§ **Task description**
Collect all lines from the listing that include the string "chart".

§ **Dataset excerpts**
======
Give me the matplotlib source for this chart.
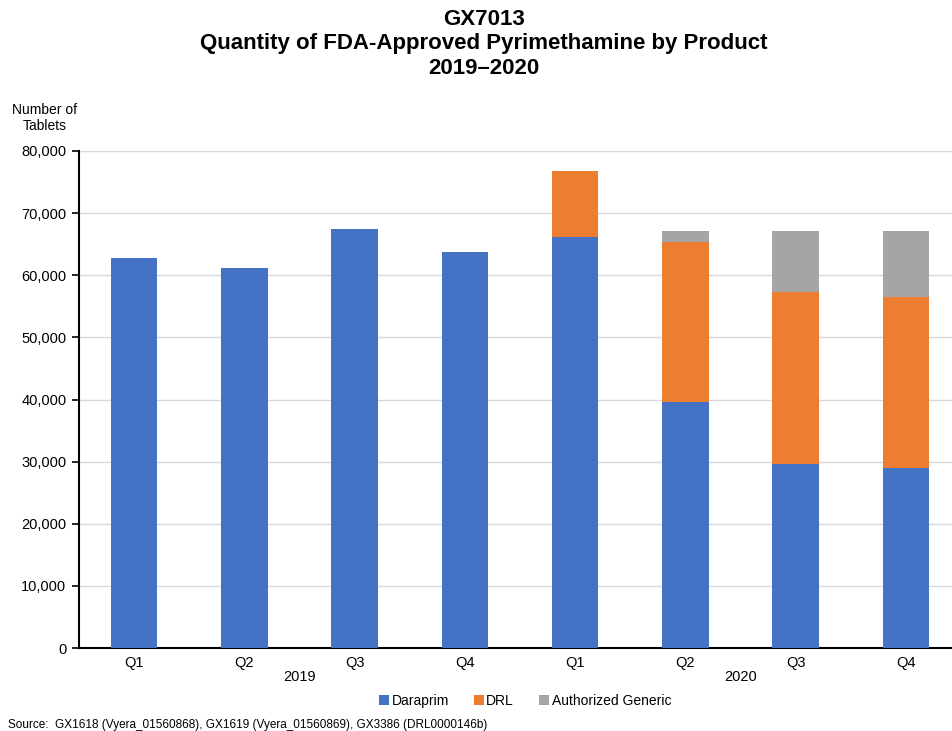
import matplotlib
matplotlib.use("Agg")
import matplotlib.pyplot as plt
import matplotlib.transforms as mtransforms
import numpy as np

plt.rcParams['font.family'] = ['Liberation Sans', 'DejaVu Sans']

quarters = ["Q1", "Q2", "Q3", "Q4", "Q1", "Q2", "Q3", "Q4"]
years = ["2019", "2020"]
daraprim = [62800, 61200, 67400, 63700, 66200, 39600, 29600, 29000]
drl = [0, 0, 0, 0, 10600, 25750, 27700, 27500]
auth_generic = [0, 0, 0, 0, 0, 1770, 9800, 10600]

colors = {"Daraprim": "#4472C4", "DRL": "#ED7D31", "Authorized Generic": "#A5A5A5"}

fig = plt.figure(figsize=(9.52, 7.31), dpi=100)
ax = fig.add_axes([79/952, 1-648/731, 882/952, (648-151)/731])

x = np.arange(len(quarters))
w = 0.42
d = np.array(daraprim); r = np.array(drl); g = np.array(auth_generic)
ax.bar(x, d, w, color=colors["Daraprim"], label="Daraprim", zorder=3)
ax.bar(x, r, w, bottom=d, color=colors["DRL"], label="DRL", zorder=3)
ax.bar(x, g, w, bottom=d + r, color=colors["Authorized Generic"], label="Authorized Generic", zorder=3)

ax.set_xlim(-0.5, 7.5)
ax.set_ylim(0, 80000)
ax.set_yticks(np.arange(0, 80001, 10000))
ax.set_yticklabels([f"{v:,}" for v in range(0, 80001, 10000)], fontsize=10.5)
ax.yaxis.grid(True, color="#D9D9D9", linewidth=1, zorder=0)
ax.set_axisbelow(True)
ax.set_xticks(x)
ax.set_xticklabels(quarters, fontsize=10.5)
ax.tick_params(axis='x', length=0, pad=6)
ax.tick_params(axis='y', length=5, width=1.2, direction='out', pad=4)
for s in ["top", "right"]:
    ax.spines[s].set_visible(False)
ax.spines["left"].set_linewidth(1.5)
ax.spines["bottom"].set_linewidth(1.5)

trans = mtransforms.blended_transform_factory(ax.transData, fig.transFigure)
ax.text(1.5, 1-677/731, years[0], transform=trans, ha="center", va="center", fontsize=10.5)
ax.text(5.5, 1-677/731, years[1], transform=trans, ha="center", va="center", fontsize=10.5)

fig.text(45/952, 1-118/731, "Number of\nTablets", ha="center", va="center", fontsize=10, linespacing=1.1)

fig.text(484/952, 1-44/731, "GX7013\nQuantity of FDA-Approved Pyrimethamine by Product\n2019\u20132020",
         ha="center", va="center", fontsize=16, fontweight="bold", linespacing=1.2)

fig.legend(loc="center", bbox_to_anchor=(525/952, 1-701/731), ncol=3, frameon=False, fontsize=10,
           handlelength=0.7, handleheight=0.7, handletextpad=0.2, columnspacing=1.8)

fig.text(8/952, 1-725/731, "Source:  GX1618 (Vyera_01560868), GX1619 (Vyera_01560869), GX3386 (DRL0000146b)",
         ha="left", va="center", fontsize=8.5)

fig.savefig("out.png", dpi=100)
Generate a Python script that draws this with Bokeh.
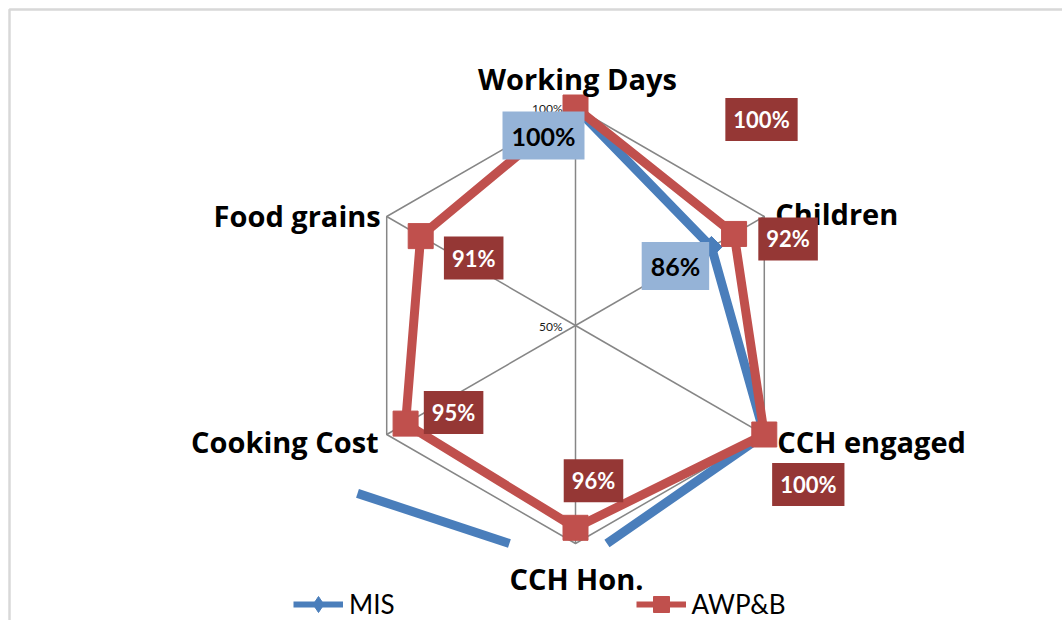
import math
from bokeh.plotting import figure
from bokeh.models import Range1d, Label, Legend, LegendItem, BoxAnnotation
from bokeh.embed import file_html
from bokeh.resources import INLINE

# ---------------- data ----------------
categories = ["Working Days", "Children", "CCH engaged", "CCH Hon.", "Cooking Cost", "Food grains"]
series_names = ["MIS", "AWP&B"]
mis_values = [1.00, 0.86, 1.00, 1.05, 1.20, 1.60]
awpb_values = [1.00, 0.92, 1.00, 0.964, 0.95, 0.91]
tick_values = [0.5, 1.0]
tick_labels = ["50%", "100%"]
mis_labelled = [0, 1]                 # categories whose MIS data label is shown
awpb_labelled = [0, 1, 2, 3, 4, 5]

# ---------------- layout / style ----------------
W, H = 1062, 620
PX = 218.0                 # pixels per unit radius
CX, CY = 575, 325          # centre of radar in canvas pixels
AX_MIN, AX_MAX = 0.5, 1.0
CLIP = (-1.0, 1.0, -1.0, 1.0)   # plot-area square (xmin, xmax, ymin, ymax)

BLUE = "#4A7EBB"
RED = "#C0504D"
DARKRED = "#953735"
LIGHTBLUE = "#95B3D7"
GRID = "#868686"
FONT = "Lato"
CAT_FONT = "Open Sans"

# label offsets (pixels) relative to anchor points
cat_offsets = [(2, 29, "center"), (11, 3, "left"), (13, -7, "left"),
               (1, -35, "center"), (-8, -7, "right"), (-6, 1, "right")]
mis_lab_off = {0: (-32, -28), 1: (-36, -19)}
awpb_lab_off = {0: (186, -12), 1: (54, -5), 2: (44, -50), 3: (18, 47), 4: (48, 11), 5: (53, -22)}

p = figure(width=W, height=H, output_backend="svg", toolbar_location=None,
           x_range=Range1d(-CX / PX, (W - CX) / PX),
           y_range=Range1d(-(H - CY) / PX, CY / PX),
           min_border=0, outline_line_color=None, background_fill_color="white",
           border_fill_color="white")
p.axis.visible = False
p.grid.visible = False


def angle(i):
    return math.radians(90 - 360.0 / len(categories) * i)


def to_xy(v, i):
    r = (v - AX_MIN) / (AX_MAX - AX_MIN)
    return r * math.cos(angle(i)), r * math.sin(angle(i))


def clip_seg(a, b):
    xmin, xmax, ymin, ymax = CLIP
    x0, y0 = a
    dx, dy = b[0] - x0, b[1] - y0
    t0, t1 = 0.0, 1.0
    for pp, q in ((-dx, x0 - xmin), (dx, xmax - x0), (-dy, y0 - ymin), (dy, ymax - y0)):
        if abs(pp) < 1e-12:
            if q < -1e-12:
                return None
        else:
            t = q / pp
            if pp < 0:
                if t > t1:
                    return None
                t0 = max(t0, t)
            else:
                if t < t0:
                    return None
                t1 = min(t1, t)
    if t1 - t0 < 1e-9:
        return None
    return t0, t1


def clipped_runs(pts):
    runs, cur = [], None
    closed = pts + [pts[0]]
    for a, b in zip(closed[:-1], closed[1:]):
        res = clip_seg(a, b)
        if res is None:
            if cur:
                runs.append(cur)
            cur = None
            continue
        t0, t1 = res
        s = (a[0] + t0 * (b[0] - a[0]), a[1] + t0 * (b[1] - a[1]))
        e = (a[0] + t1 * (b[0] - a[0]), a[1] + t1 * (b[1] - a[1]))
        if cur is not None and t0 == 0.0:
            cur.append(e)
        else:
            if cur:
                runs.append(cur)
            cur = [s, e]
        if t1 < 1.0:
            runs.append(cur)
            cur = None
    if cur:
        runs.append(cur)
    return runs


def inside(pt):
    xmin, xmax, ymin, ymax = CLIP
    return xmin - 1e-9 <= pt[0] <= xmax + 1e-9 and ymin - 1e-9 <= pt[1] <= ymax + 1e-9


# ---------------- grid ----------------
n = len(categories)
outer = [to_xy(AX_MAX, i) for i in range(n)]
p.line([q[0] for q in outer] + [outer[0][0]], [q[1] for q in outer] + [outer[0][1]],
       line_color=GRID, line_width=1.5)
for i in range(n):
    c = to_xy(AX_MIN, i)
    o = to_xy(AX_MAX, i)
    p.line([c[0], o[0]], [c[1], o[1]], line_color=GRID, line_width=1.5)

# ---------------- series ----------------
def draw_series(vals, color, marker, msize, ang):
    pts = [to_xy(v, i) for i, v in enumerate(vals)]
    runs = clipped_runs(pts)
    p.multi_line([[q[0] for q in r] for r in runs], [[q[1] for q in r] for r in runs],
                 line_color=color, line_width=9, line_join="round")
    vis = [q for q in pts if inside(q)]
    p.scatter([q[0] for q in vis], [q[1] for q in vis], marker=marker, size=msize,
              angle=ang, fill_color=color, line_color=color)
    return pts


mis_pts = draw_series(mis_values, BLUE, "square", 15, math.pi / 4)
awpb_pts = draw_series(awpb_values, RED, "square", 25, 0.0)

# ---------------- category labels ----------------
for i, cat in enumerate(categories):
    x, y = to_xy(AX_MAX, i)
    dx, dy, al = cat_offsets[i]
    p.add_layout(Label(x=x, y=y, x_offset=dx, y_offset=dy, text=cat, text_align=al,
                       text_baseline="middle", text_font=CAT_FONT, text_font_style="bold",
                       text_font_size="29px", text_color="black"))

# ---------------- radial tick labels ----------------
for tv, tl in zip(tick_values, tick_labels):
    x, y = to_xy(tv, 0)
    p.add_layout(Label(x=x, y=y, x_offset=-13, y_offset=-1, text=tl, text_align="right",
                       text_baseline="middle", text_font=FONT,
                       text_font_size="12px", text_color="#1a1a1a"))

# ---------------- data labels ----------------
for i in mis_labelled:
    x, y = mis_pts[i]
    dx, dy = mis_lab_off[i]
    p.add_layout(Label(x=x, y=y, x_offset=dx, y_offset=dy,
                       text=f"{round(mis_values[i] * 100)}%", text_align="center",
                       text_baseline="middle", text_font=FONT, text_font_style="bold",
                       text_font_size="25px", text_color="black",
                       background_fill_color=LIGHTBLUE, padding=9))
for i in awpb_labelled:
    x, y = awpb_pts[i]
    dx, dy = awpb_lab_off[i]
    p.add_layout(Label(x=x, y=y, x_offset=dx, y_offset=dy,
                       text=f"{round(awpb_values[i] * 100)}%", text_align="center",
                       text_baseline="middle", text_font=FONT, text_font_style="bold",
                       text_font_size="22px", text_color="white",
                       background_fill_color=DARKRED, padding=8))

# ---------------- legend ----------------
nan = float("nan")
l1 = p.line([nan], [nan], line_color=BLUE, line_width=6)
s1 = p.scatter([nan], [nan], marker="diamond", fill_color=BLUE, line_color=BLUE, size=17)
l2 = p.line([nan], [nan], line_color=RED, line_width=6)
s2 = p.scatter([nan], [nan], marker="square", fill_color=RED, line_color=RED, size=16)
legend = Legend(items=[LegendItem(label=series_names[0], renderers=[l1, s1]),
                       LegendItem(label=series_names[1], renderers=[l2, s2])],
                orientation="horizontal", location=(293, -4), glyph_width=50, glyph_height=40,
                label_standoff=6, spacing=241, padding=0, margin=0,
                border_line_color=None, background_fill_alpha=0,
                label_text_font=FONT, label_text_font_size="26px", label_text_color="black")
p.add_layout(legend)

# ---------------- chart border (top and left only) ----------------
p.add_layout(BoxAnnotation(left=p.x_range.start + 9.0 / PX, right=p.x_range.end + 10.0 / PX,
                           top=p.y_range.end - 9.0 / PX, bottom=p.y_range.start - 10.0 / PX,
                           fill_alpha=0, line_color="#7f7f7f", line_width=2.5, level="underlay"))

open("out.html", "w").write(file_html(p, INLINE))
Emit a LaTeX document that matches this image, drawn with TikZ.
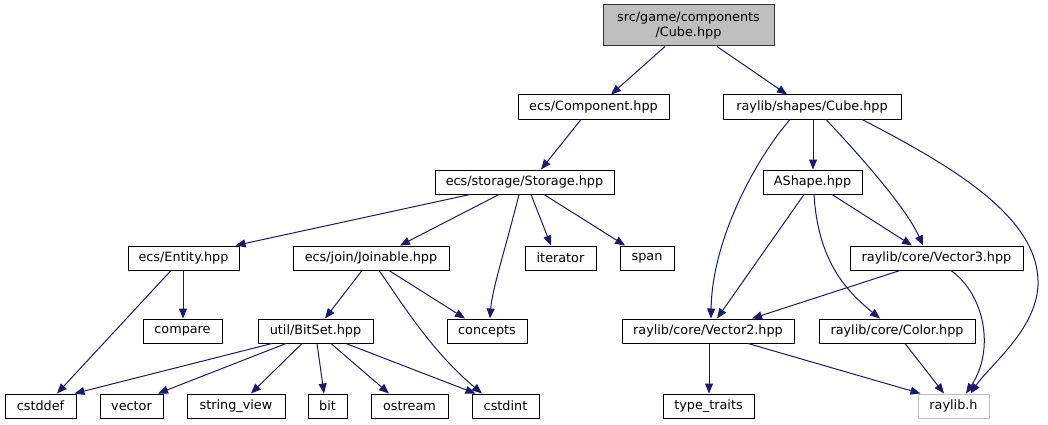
\documentclass[tikz,border=0pt]{standalone}
\usepackage{fontspec}
\setmainfont{DejaVu Sans}
\usetikzlibrary{arrows.meta}
\definecolor{edgec}{HTML}{191970}
\definecolor{topfill}{HTML}{BFBFBF}
\definecolor{extborder}{HTML}{BFBFBF}
\tikzset{
  box/.style={draw=black, line width=1pt, rectangle, minimum height=24pt, inner sep=0pt,
    font=\fontsize{12.8}{15}\selectfont, text=black, fill=white},
  dep/.style={draw=edgec, line width=1pt, -{Triangle[length=10pt,width=8pt]}},
}
\begin{document}
\begin{tikzpicture}[x=1pt,y=-1pt]
\useasboundingbox (0,0) rectangle (1048,425);
% row 0
\node[box, fill=topfill, draw=black!80, minimum width=171pt, minimum height=41pt, align=center] (top) at (688.5,25.5) {src/game/components\\/Cube.hpp};
% row 1
\node[box, minimum width=151pt] (comp) at (593.5,107) {ecs/Component.hpp};
\node[box, minimum width=178pt] (shapes) at (812,107) {raylib/shapes/Cube.hpp};
% row 2
\node[box, minimum width=179pt] (storage) at (524.5,182) {ecs/storage/Storage.hpp};
\node[box, minimum width=99pt] (ashape) at (812.5,182) {AShape.hpp};
% row 3
\node[box, minimum width=111pt] (entity) at (183.5,258) {ecs/Entity.hpp};
\node[box, minimum width=156pt] (joinable) at (371,258) {ecs/join/Joinable.hpp};
\node[box, minimum width=71pt] (iterator) at (560.5,258) {iterator};
\node[box, minimum width=54pt] (span) at (647,258) {span};
\node[box, minimum width=173pt] (vector3) at (936.5,258) {raylib/core/Vector3.hpp};
% row 4
\node[box, minimum width=79pt] (compare) at (182.5,331) {compare};
\node[box, minimum width=115pt] (bitset) at (315.5,331) {util/BitSet.hpp};
\node[box, minimum width=80pt] (concepts) at (487,331) {concepts};
\node[box, minimum width=172pt] (vector2) at (708,331) {raylib/core/Vector2.hpp};
\node[box, minimum width=156pt] (color) at (897,331) {raylib/core/Color.hpp};
% row 5
\node[box, minimum width=71pt] (cstddef) at (40.5,406) {cstddef};
\node[box, minimum width=63pt] (vector) at (131.5,406) {vector};
\node[box, minimum width=98pt] (stringview) at (236,406) {string\_view};
\node[box, minimum width=39pt] (bit) at (327.5,406) {bit};
\node[box, minimum width=77pt] (ostream) at (409.5,406) {ostream};
\node[box, minimum width=67pt] (cstdint) at (505.5,406) {cstdint};
\node[box, minimum width=91pt] (typetraits) at (708.5,406) {type\_traits};
\node[box, draw=extborder, minimum width=71pt] (raylibh) at (953.5,406) {raylib.h};

% edges
\draw[dep] ([xshift=-23.5pt]top.south) -- ([xshift=17.5pt]comp.north);
\draw[dep] ([xshift=28.5pt]top.south) -- ([xshift=-25pt]shapes.north);
\draw[dep] ([xshift=-12.5pt]comp.south) -- ([xshift=16.5pt]storage.north);

\draw[dep] ([xshift=-54.5pt]storage.south) -- ([xshift=52pt]entity.north);
\draw[dep] ([xshift=-25.5pt]storage.south) -- ([xshift=29pt]joinable.north);
\draw[dep] ([xshift=-5.5pt]storage.south) .. controls (505,250) and (492,290) .. ([xshift=3pt]concepts.north);
\draw[dep] ([xshift=6.5pt]storage.south) -- ([xshift=-9.5pt]iterator.north);
\draw[dep] ([xshift=19.5pt]storage.south) -- ([xshift=-22pt]span.north);

\draw[dep] ([xshift=-0.5pt]entity.south) -- ([xshift=0.5pt]compare.north);
\draw[dep] ([xshift=-12.5pt]entity.south) -- ([xshift=16.5pt]cstddef.north);

\draw[dep] ([xshift=-9pt]joinable.south) -- ([xshift=9.5pt]bitset.north);
\draw[dep] ([xshift=18pt]joinable.south) -- ([xshift=-22pt]concepts.north);
\draw[dep] ([xshift=8pt]joinable.south) .. controls (400,300) and (430,350) .. ([xshift=-23.5pt]cstdint.north);

\draw[dep] ([xshift=-43.5pt]bitset.south) -- ([xshift=-2pt]cstddef.north east);
\draw[dep] ([xshift=-29.5pt]bitset.south) -- ([xshift=26.5pt]vector.north);
\draw[dep] ([xshift=-13.5pt]bitset.south) -- ([xshift=15pt]stringview.north);
\draw[dep] ([xshift=1.5pt]bitset.south) -- ([xshift=-3.5pt]bit.north);
\draw[dep] ([xshift=15.5pt]bitset.south) -- ([xshift=-20.5pt]ostream.north);
\draw[dep] ([xshift=30.5pt]bitset.south) -- ([xshift=-30pt]cstdint.north);

\draw[dep] ([xshift=1pt]shapes.south) -- ([xshift=0.5pt]ashape.north);
\draw[dep] ([xshift=-22pt]shapes.south) .. controls (755,160) and (712,240) .. ([xshift=3pt]vector2.north);
\draw[dep] ([xshift=14pt]shapes.south) .. controls (850,145) and (905,205) .. ([xshift=-13.5pt]vector3.north);
\draw[dep] ([xshift=50pt]shapes.south) .. controls (960,170) and (1040,220) .. (1038,285) .. controls (1036,330) and (990,365) .. ([xshift=17pt]raylibh.north);

\draw[dep] ([xshift=-8.5pt]ashape.south) -- ([xshift=9pt]vector2.north);
\draw[dep] ([xshift=19.5pt]ashape.south) -- ([xshift=-24.5pt]vector3.north);
\draw[dep] ([xshift=1.5pt]ashape.south) .. controls (818,260) and (845,290) .. ([xshift=-17pt]color.north);

\draw[dep] ([xshift=-36.5pt]vector3.south) -- ([xshift=44pt]vector2.north);
\draw[dep] ([xshift=14.5pt]vector3.south) .. controls (985,295) and (995,350) .. ([xshift=12.5pt]raylibh.north);

\draw[dep] ([xshift=1pt]vector2.south) -- ([xshift=0.5pt]typetraits.north);
\draw[dep] ([xshift=40pt]vector2.south) -- ([xshift=-33pt]raylibh.north);
\draw[dep] ([xshift=8pt]color.south) -- ([xshift=-9.5pt]raylibh.north);
\end{tikzpicture}
\end{document}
======
§ **Task response**
Give me the matplotlib source for this chart.
# ---------------- chart border (top and left only) ----------------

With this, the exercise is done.